| Problem requirements |
Retype each line of the material exactly, please, skipping any picture in it.

● ● ●

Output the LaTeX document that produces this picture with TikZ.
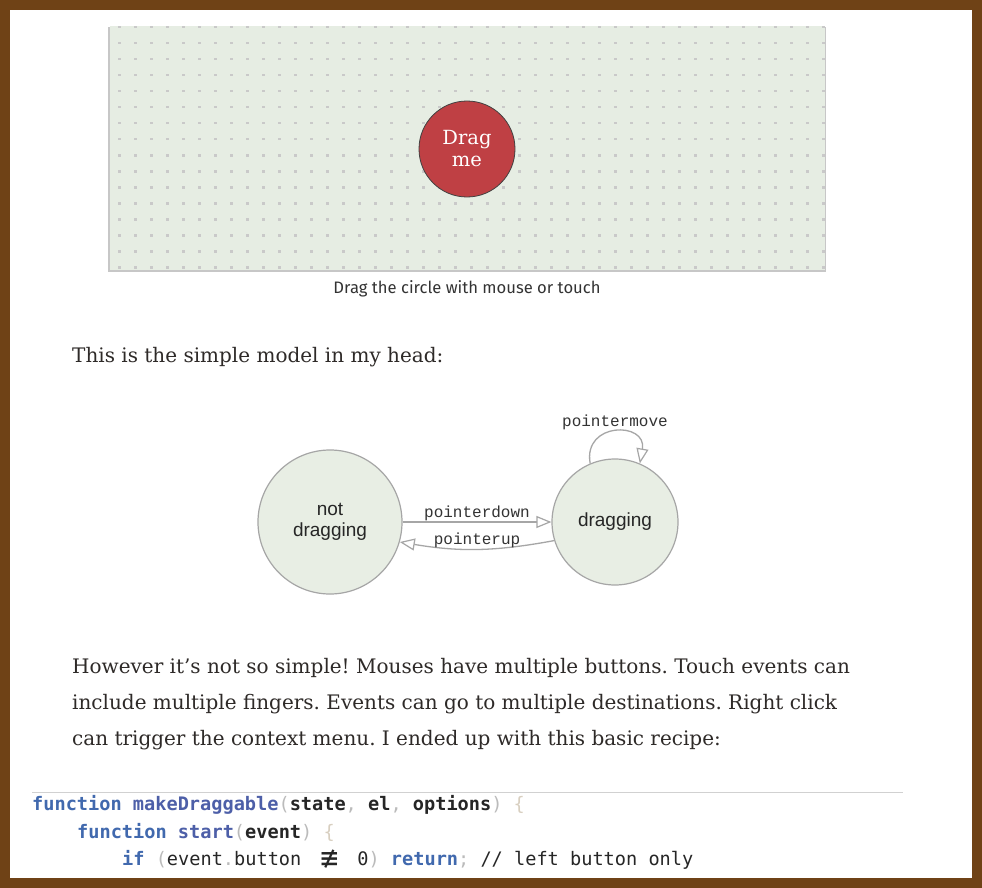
\documentclass[tikz,border=0pt]{standalone}
\usepackage{fontspec}
\usepackage{xcolor}
\usetikzlibrary{arrows.meta}
\usetikzlibrary{positioning}
\setmainfont{DejaVu Serif}
\newfontfamily\capfont{Fira Sans}
\newfontfamily\diafont{Liberation Sans}
\newfontfamily\labfont{Liberation Mono}
\newfontfamily\codefont{DejaVu Sans Mono}
\definecolor{frame}{HTML}{6F4216}
\definecolor{canvas}{HTML}{E6EDE3}
\definecolor{statefill}{HTML}{E8EEE4}
\definecolor{stateline}{HTML}{A6A6A6}
\definecolor{dragred}{HTML}{BF4044}
\definecolor{bodytext}{HTML}{2E2A28}
\definecolor{kw}{HTML}{4169AE}
\definecolor{fn}{HTML}{4D5FA8}
\definecolor{punct}{HTML}{BBBBBB}
\definecolor{brace}{HTML}{D8CFC0}
\frenchspacing

\begin{document}
\begin{tikzpicture}[x=1pt,y=-1pt]
  \tikzset{state/.style = {shape=circle,draw=stateline,fill=statefill,line width=1.2pt,inner sep=0pt,align=center,text=black!85,font=\diafont\fontsize{19}{21}\selectfont}}
  \tikzset{edge/.style = {draw=stateline,line width=1.3pt}}
  \tikzset{lab/.style = {inner sep=1pt,text=black!80,font=\labfont\fontsize{16}{18}\selectfont}}
  \tikzset{para/.style = {anchor=base west,inner sep=0pt,text=bodytext,font=\fontsize{20}{24}\selectfont}}
  \tikzset{code/.style = {anchor=base west,inner sep=0pt,text=black!85,font=\codefont\fontsize{18.6}{20}\selectfont}}
  \tikzset{%
  tipA/.tip={Triangle[open,length=15pt,width=12pt,line width=1.2pt]},
}

	% page frame
	\fill[frame] (0,0) rectangle (982,888);
	\fill[white] (10,10) rectangle (972,878);

	% dotted canvas
	\fill[black!22] (108,27) rectangle (826,272);
	\fill[canvas] (110,26) rectangle (825,270);
	\foreach \i in {0,...,44}
	\foreach \j in {0,...,15}
	\fill[black!21] ({118+16*\i},{26+16*\j}) rectangle +(2.5,2.5);
	\node[circle,fill=dragred,draw=black!75,line width=0.8pt,minimum size=96pt,inner sep=0pt,align=center,text=white,font=\fontsize{19.5}{22}\selectfont] (drag) at (467,149) {Drag\\me};
	\node[anchor=base,inner sep=0pt,text=black!80,font=\capfont\fontsize{16.6}{18}\selectfont] (cap) at (467,293) {Drag the circle with mouse or touch};

	\node[para] (intro) at (72,362) {This is the simple model in my head:};

	% state diagram
	\node[state,minimum size=144pt] (ND) at (330,522) {not\\dragging};
	\node[state,minimum size=126pt] (DR) at (615,522) {dragging};

    \path[edge,-tipA] (ND.east) -- node[lab,above] (pd) {pointerdown} (DR.west);
    \path[edge,-tipA] (DR.197) to[bend left=10] node[lab,above] (pu) {pointerup} (ND.-16);
    \path[edge,-tipA] (DR.113) to[out=100,in=80,looseness=2.2] node[lab,above] (pm) {pointermove} (DR.67);

	\node[para] (p1) at (72,673) {However it’s not so simple! Mouses have multiple buttons. Touch events can};
	\node[para] (p2) at (72,709) {include multiple fingers. Events can go to multiple destinations. Right click};
	\node[para] (p3) at (72,745) {can trigger the context menu. I ended up with this basic recipe:};

	% code listing
	\draw[black!18,line width=1pt] (32,792) -- (903,792);
	\node[code] (c1) at (32,810) {\textcolor{kw}{\textbf{function}} \textcolor{fn}{\textbf{makeDraggable}}\textcolor{punct}{(}\textbf{state}\textcolor{punct}{,} \textbf{el}\textcolor{punct}{,} \textbf{options}\textcolor{punct}{)} \textcolor{brace}{\{}};
	\node[code] (c2) at (77,838) {\textcolor{kw}{\textbf{function}} \textcolor{fn}{\textbf{start}}\textcolor{punct}{(}\textbf{event}\textcolor{punct}{)} \textcolor{brace}{\{}};
	\node[code] (c3) at (122,865) {\textcolor{kw}{\textbf{if}} \textcolor{punct}{(}event\textcolor{punct}{.}button \makebox[33.6pt]{\raisebox{-3.5pt}{\fontsize{30}{30}\selectfont ≢}} 0\textcolor{punct}{)} \textcolor{kw}{\textbf{return}}\textcolor{punct}{;} // left button only};

\end{tikzpicture}
\end{document}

● ● ●

| Solution to the exercise |
Output the LaTeX document that produces this picture with TikZ.
\documentclass[tikz,border=0pt]{standalone}
\usepackage{fontspec}
\usepackage{xcolor}
\usetikzlibrary{arrows.meta}
\usetikzlibrary{positioning}
\setmainfont{DejaVu Serif}
\newfontfamily\capfont{Fira Sans}
\newfontfamily\diafont{Liberation Sans}
\newfontfamily\labfont{Liberation Mono}
\newfontfamily\codefont{DejaVu Sans Mono}
\definecolor{frame}{HTML}{6F4216}
\definecolor{canvas}{HTML}{E6EDE3}
\definecolor{statefill}{HTML}{E8EEE4}
\definecolor{stateline}{HTML}{A6A6A6}
\definecolor{dragred}{HTML}{BF4044}
\definecolor{bodytext}{HTML}{2E2A28}
\definecolor{kw}{HTML}{4169AE}
\definecolor{fn}{HTML}{4D5FA8}
\definecolor{punct}{HTML}{BBBBBB}
\definecolor{brace}{HTML}{D8CFC0}
\frenchspacing

\begin{document}
\begin{tikzpicture}[x=1pt,y=-1pt]
  \tikzset{state/.style = {shape=circle,draw=stateline,fill=statefill,line width=1.2pt,inner sep=0pt,align=center,text=black!85,font=\diafont\fontsize{19}{21}\selectfont}}
  \tikzset{edge/.style = {draw=stateline,line width=1.3pt}}
  \tikzset{lab/.style = {inner sep=1pt,text=black!80,font=\labfont\fontsize{16}{18}\selectfont}}
  \tikzset{para/.style = {anchor=base west,inner sep=0pt,text=bodytext,font=\fontsize{20}{24}\selectfont}}
  \tikzset{code/.style = {anchor=base west,inner sep=0pt,text=black!85,font=\codefont\fontsize{18.6}{20}\selectfont}}
  \tikzset{%
  tipA/.tip={Triangle[open,length=15pt,width=12pt,line width=1.2pt]},
}

	% page frame
	\fill[frame] (0,0) rectangle (982,888);
	\fill[white] (10,10) rectangle (972,878);

	% dotted canvas
	\fill[black!22] (108,27) rectangle (826,272);
	\fill[canvas] (110,26) rectangle (825,270);
	\foreach \i in {0,...,44}
	\foreach \j in {0,...,15}
	\fill[black!21] ({118+16*\i},{26+16*\j}) rectangle +(2.5,2.5);
	\node[circle,fill=dragred,draw=black!75,line width=0.8pt,minimum size=96pt,inner sep=0pt,align=center,text=white,font=\fontsize{19.5}{22}\selectfont] (drag) at (467,149) {Drag\\me};
	\node[anchor=base,inner sep=0pt,text=black!80,font=\capfont\fontsize{16.6}{18}\selectfont] (cap) at (467,293) {Drag the circle with mouse or touch};

	\node[para] (intro) at (72,362) {This is the simple model in my head:};

	% state diagram
	\node[state,minimum size=144pt] (ND) at (330,522) {not\\dragging};
	\node[state,minimum size=126pt] (DR) at (615,522) {dragging};

    \path[edge,-tipA] (ND.east) -- node[lab,above] (pd) {pointerdown} (DR.west);
    \path[edge,-tipA] (DR.197) to[bend left=10] node[lab,above] (pu) {pointerup} (ND.-16);
    \path[edge,-tipA] (DR.113) to[out=100,in=80,looseness=2.2] node[lab,above] (pm) {pointermove} (DR.67);

	\node[para] (p1) at (72,673) {However it’s not so simple! Mouses have multiple buttons. Touch events can};
	\node[para] (p2) at (72,709) {include multiple fingers. Events can go to multiple destinations. Right click};
	\node[para] (p3) at (72,745) {can trigger the context menu. I ended up with this basic recipe:};

	% code listing
	\draw[black!18,line width=1pt] (32,792) -- (903,792);
	\node[code] (c1) at (32,810) {\textcolor{kw}{\textbf{function}} \textcolor{fn}{\textbf{makeDraggable}}\textcolor{punct}{(}\textbf{state}\textcolor{punct}{,} \textbf{el}\textcolor{punct}{,} \textbf{options}\textcolor{punct}{)} \textcolor{brace}{\{}};
	\node[code] (c2) at (77,838) {\textcolor{kw}{\textbf{function}} \textcolor{fn}{\textbf{start}}\textcolor{punct}{(}\textbf{event}\textcolor{punct}{)} \textcolor{brace}{\{}};
	\node[code] (c3) at (122,865) {\textcolor{kw}{\textbf{if}} \textcolor{punct}{(}event\textcolor{punct}{.}button \makebox[33.6pt]{\raisebox{-3.5pt}{\fontsize{30}{30}\selectfont ≢}} 0\textcolor{punct}{)} \textcolor{kw}{\textbf{return}}\textcolor{punct}{;} // left button only};

\end{tikzpicture}
\end{document}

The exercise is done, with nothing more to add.